Laying down rules

Laying down rules

A DoPT circular on recruitment signals a new beginning. Modi government must build on it.

The first circular issued by the Department of Personnel and Training under the charge of Prime Minister Narendra Modi cautioned ministers on sticking to rules in hiring personal staff. Do not recruit relatives, it said, and advised ministers to restrict themselves to the general pool available. The department’s website has also uploaded existing rules for such recruitment, which include the guideline that no person can serve on a minister’s personal staff for more than 10 years.

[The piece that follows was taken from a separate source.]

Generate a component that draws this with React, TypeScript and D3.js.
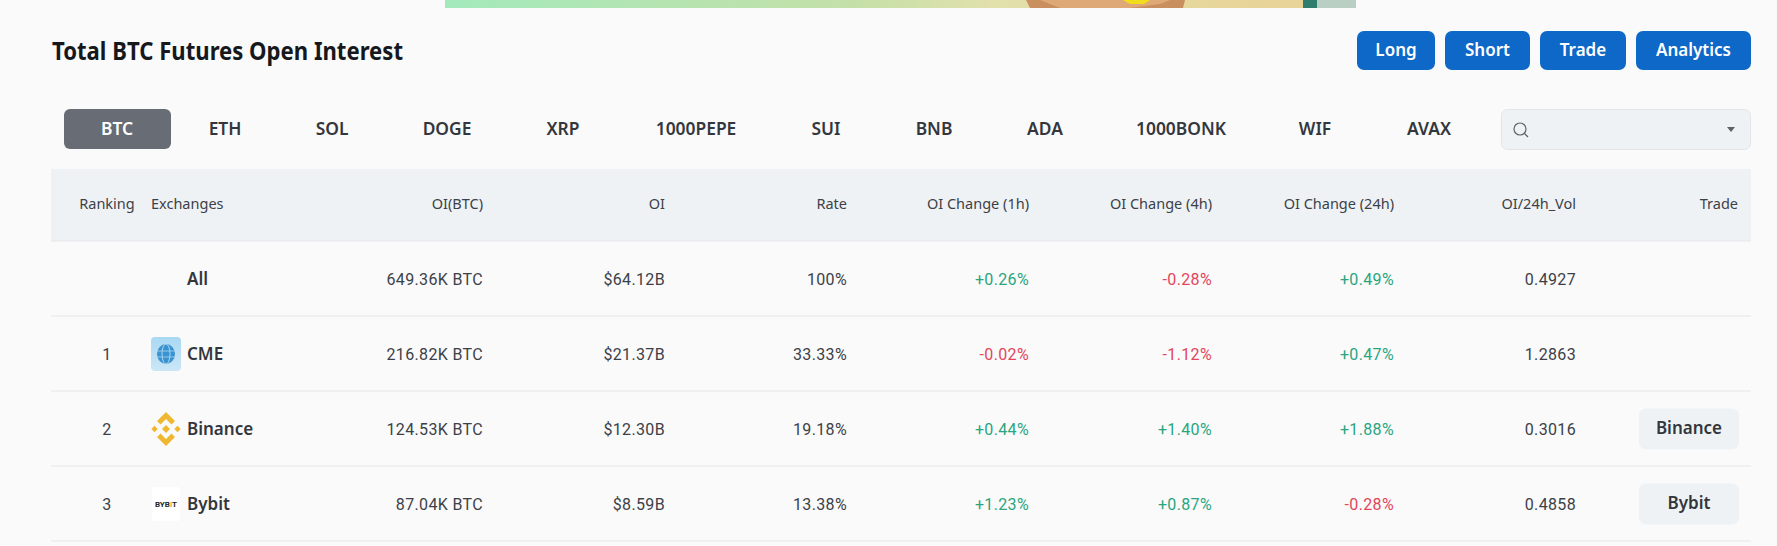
import React from "react";
import * as d3 from "d3";

const W = 1777, H = 546;
const actions = ["Long", "Short", "Trade", "Analytics"];
const actionEdges = [[1357, 1435], [1445, 1530], [1540, 1626], [1636, 1751]];
const coins = ["BTC", "ETH", "SOL", "DOGE", "XRP", "1000PEPE", "SUI", "BNB", "ADA", "1000BONK", "WIF", "AVAX"];
const coinCentres = [117, 225, 332, 447, 563, 696, 826, 934, 1045, 1181, 1315, 1429];
const headers = ["OI(BTC)", "OI", "Rate", "OI Change (1h)", "OI Change (4h)", "OI Change (24h)", "OI/24h_Vol"];
const exchanges = ["All", "CME", "Binance", "Bybit"];
const ranks = ["", "1", "2", "3"];
const oiBtc = ["649.36K BTC", "216.82K BTC", "124.53K BTC", "87.04K BTC"];
const oiUsd = ["$64.12B", "$21.37B", "$12.30B", "$8.59B"];
const rate = ["100%", "33.33%", "19.18%", "13.38%"];
const change1h = [0.26, -0.02, 0.44, 1.23];
const change4h = [-0.28, -1.12, 1.4, 0.87];
const change24h = [0.49, 0.47, 1.88, -0.28];
const oiVol = ["0.4927", "1.2863", "0.3016", "0.4858"];
const tradeLinks = ["", "", "Binance", "Bybit"];

const colRight = d3.scaleOrdinal<string, number>().domain(headers).range([483, 665, 847, 1029, 1212, 1394, 1576]);
const rowY = d3.scaleBand<string>().domain(exchanges).range([241, 541]);
const UI = "'Noto Sans', sans-serif";
const NUM = "Roboto, sans-serif";
const fmt = (v: number) => (v >= 0 ? "+" : "") + v.toFixed(2) + "%";
const GREEN = "#2aa57f", RED = "#e2465a", TEXT = "#3c4148";
const BG = "#fafafa";

function Cme({ x, y }: { x: number; y: number }) {
  return (
    <g transform={`translate(${x},${y})`}>
      <rect x={0} y={-17} width={30} height={34} rx={4} fill="url(#cmeBg)" />
      <ellipse cx={15} cy={0} rx={9} ry={10} fill="#3a93d0" />
      <ellipse cx={15} cy={0} rx={4} ry={10} fill="none" stroke="#a9d6f0" strokeWidth={1} />
      <line x1={6} x2={24} y1={-3} y2={-3} stroke="#a9d6f0" strokeWidth={0.8} />
      <line x1={6} x2={24} y1={3} y2={3} stroke="#a9d6f0" strokeWidth={0.8} />
    </g>
  );
}
function BinanceIcon({ x, y }: { x: number; y: number }) {
  const c = "#f0b731";
  return (
    <g transform={`translate(${x + 15},${y})`} fill={c}>
      <path d="M0,-17 L9,-8 L5.5,-4.5 L0,-10 L-5.5,-4.5 L-9,-8 Z" />
      <path d="M0,17 L9,8 L5.5,4.5 L0,10 L-5.5,4.5 L-9,8 Z" />
      <path d="M0,-4 L4,0 L0,4 L-4,0 Z" />
      <path d="M-11.5,-3.2 L-8.3,0 L-11.5,3.2 L-14.7,0 Z" />
      <path d="M11.5,-3.2 L14.7,0 L11.5,3.2 L8.3,0 Z" />
    </g>
  );
}
function BybitIcon({ x, y }: { x: number; y: number }) {
  return (
    <g transform={`translate(${x},${y})`}>
      <rect x={1} y={-17} width={28} height={34} rx={3} fill="#ffffff" />
      <text x={15} y={3} textAnchor="middle" fontFamily={NUM} fontWeight={700} fontSize={8} fill="#1d1f22">
        BYB<tspan fill="#f7a600">I</tspan>T
      </text>
    </g>
  );
}

export default function App() {
  React.useEffect(() => {
    document.body.style.margin = "0";
    document.body.style.background = BG;
  }, []);
  const rightCols: [string, string[]][] = [
    [headers[0], oiBtc],
    [headers[1], oiUsd],
    [headers[2], rate],
  ];
  const chgCols: [string, number[]][] = [
    [headers[3], change1h],
    [headers[4], change4h],
    [headers[5], change24h],
  ];
  const numStyle = { letterSpacing: "0.35px" };
  return (
    <svg width={W} height={H} style={{ display: "block" }} xmlns="http://www.w3.org/2000/svg">
      <defs>
        <linearGradient id="banner" x1="0" x2="1" y1="0" y2="0">
          <stop offset="0" stopColor="#a3e9bb" />
          <stop offset="0.45" stopColor="#c4e0a8" />
          <stop offset="0.6" stopColor="#e2e0ac" />
          <stop offset="0.9" stopColor="#e8d498" />
          <stop offset="1" stopColor="#e8d498" />
        </linearGradient>
        <linearGradient id="cmeBg" x1="0" x2="0" y1="0" y2="1">
          <stop offset="0" stopColor="#a9d8f3" />
          <stop offset="1" stopColor="#cbe7f7" />
        </linearGradient>
      </defs>
      <rect width={W} height={H} fill={BG} />

      <rect x={445} y={0} width={911} height={8} fill="url(#banner)" />
      <path d="M1026,0 L1185,0 L1183,8 L1030,8 Z" fill="#c98f5e" />
      <path d="M1040,0 L1170,0 L1160,4 L1130,8 L1060,8 Z" fill="#dfa877" />
      <path d="M1123,0 L1150,0 L1144,4 L1130,4 Z" fill="#f2dc1e" />
      <rect x={1303} y={0} width={14} height={8} fill="#2f7d6d" />
      <rect x={1317} y={0} width={39} height={8} fill="#b9cfc4" />

      <text x={52} y={60} fontFamily={UI} fontWeight={700} fontSize={24.5} fill="#16181c" textLength={351} lengthAdjust="spacingAndGlyphs">Total BTC Futures Open Interest</text>

      {actions.map((a, i) => (
        <g key={a}>
          <rect x={actionEdges[i][0]} y={31} width={actionEdges[i][1] - actionEdges[i][0]} height={39} rx={7} fill="#0d68c8" />
          <text x={(actionEdges[i][0] + actionEdges[i][1]) / 2} y={56} textAnchor="middle" fontFamily={UI} fontWeight={600} fontSize={17} fill="#fff">{a}</text>
        </g>
      ))}

      <rect x={64} y={109} width={107} height={40} rx={6} fill="#676c75" />
      {coins.map((c, i) => (
        <text key={c} x={coinCentres[i]} y={135} textAnchor="middle" fontFamily={UI} fontWeight={600} fontSize={17.4} fill={i === 0 ? "#fff" : "#33373d"}>{c}</text>
      ))}

      <rect x={1501.5} y={109.5} width={249} height={40} rx={6} fill="#eff2f5" stroke="#e2e6ea" />
      <circle cx={1520} cy={129} r={6} fill="none" stroke="#5c6168" strokeWidth={1.2} />
      <line x1={1524.5} y1={133.5} x2={1528} y2={137} stroke="#5c6168" strokeWidth={1.2} />
      <path d="M1727,127 L1735,127 L1731,132 Z" fill="#5c6168" />

      <rect x={51} y={169} width={1700} height={72} fill="#eff2f5" />
      <line x1={51} x2={1751} y1={241} y2={241} stroke="#e4e6e9" />
      <text x={107} y={209} textAnchor="middle" fontFamily={UI} fontSize={14.5} fill={TEXT}>Ranking</text>
      <text x={151} y={209} fontFamily={UI} fontSize={14.5} fill={TEXT}>Exchanges</text>
      {headers.map((h) => (
        <text key={h} x={colRight(h)} y={209} textAnchor="end" fontFamily={UI} fontSize={14.5} fill={TEXT}>{h}</text>
      ))}
      <text x={1738} y={209} textAnchor="end" fontFamily={UI} fontSize={14.5} fill={TEXT}>Trade</text>

      {exchanges.map((ex, r) => {
        const top = rowY(ex)!;
        const cy = top + rowY.bandwidth() / 2 + 0.5;
        const base = cy + 5.5;
        const bottom = top + rowY.bandwidth();
        return (
          <g key={ex}>
            <line x1={51} x2={1751} y1={bottom} y2={bottom} stroke="#e4e6e9" />
            {ranks[r] && <text x={107} y={base} textAnchor="middle" fontFamily={NUM} fontSize={16} fill={TEXT} style={numStyle}>{ranks[r]}</text>}
            {ex === "CME" && <Cme x={151} y={cy} />}
            {ex === "Binance" && <BinanceIcon x={151} y={cy} />}
            {ex === "Bybit" && <BybitIcon x={151} y={cy} />}
            <text x={187} y={base} fontFamily={UI} fontWeight={600} fontSize={17} fill="#33373d">{ex}</text>
            {rightCols.map(([h, vals]) => (
              <text key={h} x={colRight(h)} y={base} textAnchor="end" fontFamily={NUM} fontSize={16} fill={TEXT} style={numStyle}>{vals[r]}</text>
            ))}
            {chgCols.map(([h, vals]) => (
              <text key={h} x={colRight(h)} y={base} textAnchor="end" fontFamily={NUM} fontSize={16} fill={vals[r] >= 0 ? GREEN : RED} style={numStyle}>{fmt(vals[r])}</text>
            ))}
            <text x={colRight(headers[6])} y={base} textAnchor="end" fontFamily={NUM} fontSize={16} fill={TEXT} style={numStyle}>{oiVol[r]}</text>
            {tradeLinks[r] && (
              <g>
                <rect x={1639} y={cy - 20.5} width={100} height={41} rx={7} fill="#eff2f5" />
                <text x={1689} y={base - 1} textAnchor="middle" fontFamily={UI} fontWeight={600} fontSize={17} fill="#33373d">{tradeLinks[r]}</text>
              </g>
            )}
          </g>
        );
      })}
    </svg>
  );
}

In a related flurry of advice to his council of ministers, Modi has exhorted them to use social media to reach out, to set a 100-day agenda, give ministers of state adequate work, focus on implementation, and coordinate with state governments. This is a good beginning. But the proof of its efficacy shall lie in the degree to which arbitrariness is avoided in honouring guidelines, norms and conventions. This is essential for cleaning up government, for making it more engaging and accountable, and importantly, for giving ministers elbow room to be more transparent and confident in the use of discretionary powers to get work done.

The new government need only look back to the conditions that created the UPA government’s so-called policy paralysis, a hold-all term for the various factors that were perceived to have frozen it in the face of governance challenges. Inappropriate staffing was one — as detailed in this newspaper a year ago, as many as 87 persons were on the personal staff of ministers in breach of the 10-year limit. Arbitrary standards of public engagement and transparency — in articulating policy or explaining action — did little to foster trust that the government was seized of its mandate.

The presence of another centre for policymaking, the NAC in the Congress’s case, did not just take the initiative out of assorted ministries, it also created an impression of evasiveness and powerlessness. Equally, the perception of each minister being left to her own devices — whether emboldened to do as she pleased, on account of coalition compulsions, or hobbled by not getting adequate support from the council of ministers — took a toll.

Can the new government signal a new beginning? For now, there is reason for cautious optimism. But it will take more than atmospherics.